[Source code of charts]
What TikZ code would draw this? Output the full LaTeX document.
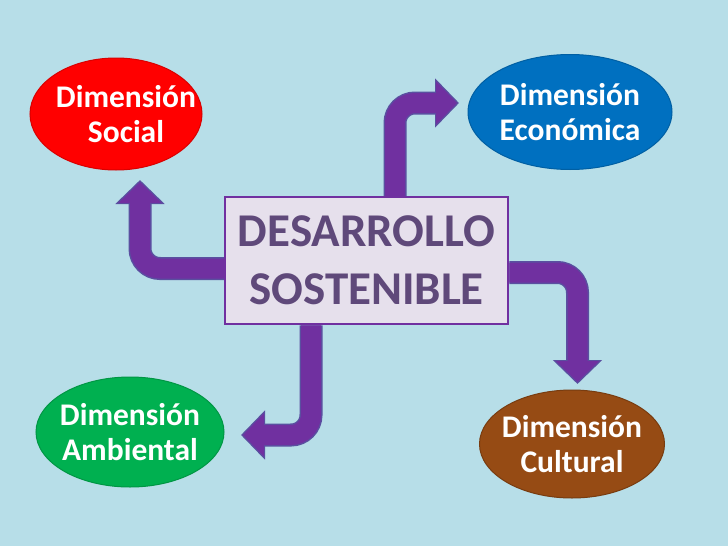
\documentclass[tikz,border=0pt]{standalone}
\usepackage{fontspec}
\setmainfont{Carlito}
\usetikzlibrary{shapes.geometric,arrows.meta}
\definecolor{fondo}{HTML}{B7DEE8}
\definecolor{morado}{HTML}{7030A0}
\definecolor{bordeflecha}{HTML}{5A4FA0}
\definecolor{lila}{HTML}{E6E0EC}
\definecolor{textolila}{HTML}{5F497A}
\definecolor{rojo}{HTML}{FF0000}
\definecolor{azul}{HTML}{0070C0}
\definecolor{verde}{HTML}{00B050}
\definecolor{cafe}{HTML}{964B14}
\pgfdeclarelayer{atras}
\pgfsetlayers{atras,main}
\tikzset{
  dimension/.style={ellipse, text=white, font=\fontsize{31.5}{35}\selectfont\bfseries,
    align=center, line width=1pt, inner xsep=-20pt, inner ysep=-10pt},
  flechaborde/.style={draw=bordeflecha, line width=23pt, rounded corners=20pt,
    shorten >=-2pt, -{Triangle[width=48pt,length=24pt]}},
  flechacuerpo/.style={draw=morado, line width=20pt, rounded corners=20pt,
    -{Triangle[width=42pt,length=21pt]}}
}

\begin{document}
\begin{tikzpicture}[x=1pt,y=-1pt]
    \useasboundingbox (0,0) rectangle (728,546);
    % centro
    \node[rectangle, fill=lila, draw=morado, line width=2.5pt, text=textolila,
      minimum width=283pt, minimum height=127pt, align=center,
      font=\fontsize{47}{58}\selectfont\bfseries] (caja) at (366.5,260.5)
      {DESARROLLO\\SOSTENIBLE};
    % dimensiones
    \node[dimension, fill=rojo, draw=rojo!85!black, minimum width=172pt, minimum height=112pt]
      (social) at (116,114) {\hspace*{20pt}Dimensión\\\hspace*{20pt}Social};
    \node[dimension, fill=azul, draw=azul!85!black, minimum width=204pt, minimum height=115pt]
      (economica) at (570,112) {Dimensión\\Económica};
    \node[dimension, fill=verde, draw=verde!85!black, minimum width=188pt, minimum height=110pt]
      (ambiental) at (130,432) {Dimensión\\Ambiental};
    \node[dimension, fill=cafe, draw=cafe!80!black, minimum width=185pt, minimum height=108pt]
      (cultural) at (572,444) {Dimensión\\Cultural};
    % puntas de las flechas
    \coordinate (puntaSocial) at (140,182);
    \coordinate (puntaEconomica) at (457,103);
    \coordinate (puntaCultural) at (577.5,382);
    \coordinate (puntaAmbiental) at (243,435);
    \begin{pgfonlayer}{atras}
      \fill[fondo] (0,0) rectangle (728,546);
      \draw[flechaborde] ([yshift=-8pt]caja.west) -| (puntaSocial);
      \draw[flechacuerpo] ([yshift=-8pt]caja.west) -| (puntaSocial);
      \draw[flechaborde] ([xshift=28.5pt]caja.north) |- (puntaEconomica);
      \draw[flechacuerpo] ([xshift=28.5pt]caja.north) |- (puntaEconomica);
      \draw[flechaborde] ([yshift=-12pt]caja.east) -| (puntaCultural);
      \draw[flechacuerpo] ([yshift=-12pt]caja.east) -| (puntaCultural);
      \draw[flechaborde] ([xshift=-55.5pt]caja.south) |- (puntaAmbiental);
      \draw[flechacuerpo] ([xshift=-55.5pt]caja.south) |- (puntaAmbiental);
    \end{pgfonlayer}
\end{tikzpicture}
\end{document}
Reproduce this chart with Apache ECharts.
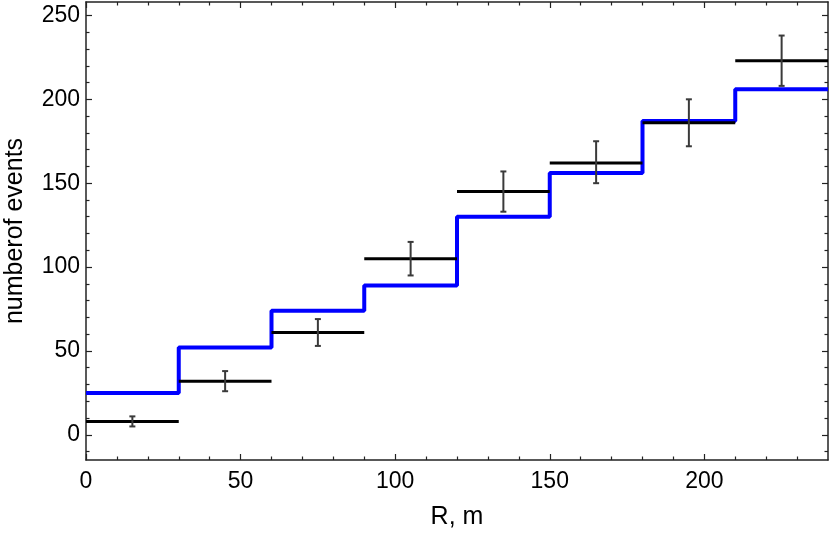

● WHAT TO PRODUCE
Using the data above, print every line exactly, omitting pictures.

● TASK RESULT
What TikZ code would draw this? Output the full LaTeX document.
\documentclass[tikz,border=0pt]{standalone}
\usepackage{fontspec}
\setmainfont{Carlito}
\usetikzlibrary{shapes.geometric,arrows.meta}
\definecolor{fondo}{HTML}{B7DEE8}
\definecolor{morado}{HTML}{7030A0}
\definecolor{bordeflecha}{HTML}{5A4FA0}
\definecolor{lila}{HTML}{E6E0EC}
\definecolor{textolila}{HTML}{5F497A}
\definecolor{rojo}{HTML}{FF0000}
\definecolor{azul}{HTML}{0070C0}
\definecolor{verde}{HTML}{00B050}
\definecolor{cafe}{HTML}{964B14}
\pgfdeclarelayer{atras}
\pgfsetlayers{atras,main}
\tikzset{
  dimension/.style={ellipse, text=white, font=\fontsize{31.5}{35}\selectfont\bfseries,
    align=center, line width=1pt, inner xsep=-20pt, inner ysep=-10pt},
  flechaborde/.style={draw=bordeflecha, line width=23pt, rounded corners=20pt,
    shorten >=-2pt, -{Triangle[width=48pt,length=24pt]}},
  flechacuerpo/.style={draw=morado, line width=20pt, rounded corners=20pt,
    -{Triangle[width=42pt,length=21pt]}}
}

\begin{document}
\begin{tikzpicture}[x=1pt,y=-1pt]
    \useasboundingbox (0,0) rectangle (728,546);
    % centro
    \node[rectangle, fill=lila, draw=morado, line width=2.5pt, text=textolila,
      minimum width=283pt, minimum height=127pt, align=center,
      font=\fontsize{47}{58}\selectfont\bfseries] (caja) at (366.5,260.5)
      {DESARROLLO\\SOSTENIBLE};
    % dimensiones
    \node[dimension, fill=rojo, draw=rojo!85!black, minimum width=172pt, minimum height=112pt]
      (social) at (116,114) {\hspace*{20pt}Dimensión\\\hspace*{20pt}Social};
    \node[dimension, fill=azul, draw=azul!85!black, minimum width=204pt, minimum height=115pt]
      (economica) at (570,112) {Dimensión\\Económica};
    \node[dimension, fill=verde, draw=verde!85!black, minimum width=188pt, minimum height=110pt]
      (ambiental) at (130,432) {Dimensión\\Ambiental};
    \node[dimension, fill=cafe, draw=cafe!80!black, minimum width=185pt, minimum height=108pt]
      (cultural) at (572,444) {Dimensión\\Cultural};
    % puntas de las flechas
    \coordinate (puntaSocial) at (140,182);
    \coordinate (puntaEconomica) at (457,103);
    \coordinate (puntaCultural) at (577.5,382);
    \coordinate (puntaAmbiental) at (243,435);
    \begin{pgfonlayer}{atras}
      \fill[fondo] (0,0) rectangle (728,546);
      \draw[flechaborde] ([yshift=-8pt]caja.west) -| (puntaSocial);
      \draw[flechacuerpo] ([yshift=-8pt]caja.west) -| (puntaSocial);
      \draw[flechaborde] ([xshift=28.5pt]caja.north) |- (puntaEconomica);
      \draw[flechacuerpo] ([xshift=28.5pt]caja.north) |- (puntaEconomica);
      \draw[flechaborde] ([yshift=-12pt]caja.east) -| (puntaCultural);
      \draw[flechacuerpo] ([yshift=-12pt]caja.east) -| (puntaCultural);
      \draw[flechaborde] ([xshift=-55.5pt]caja.south) |- (puntaAmbiental);
      \draw[flechacuerpo] ([xshift=-55.5pt]caja.south) |- (puntaAmbiental);
    \end{pgfonlayer}
\end{tikzpicture}
\end{document}
Reproduce this chart with Apache ECharts.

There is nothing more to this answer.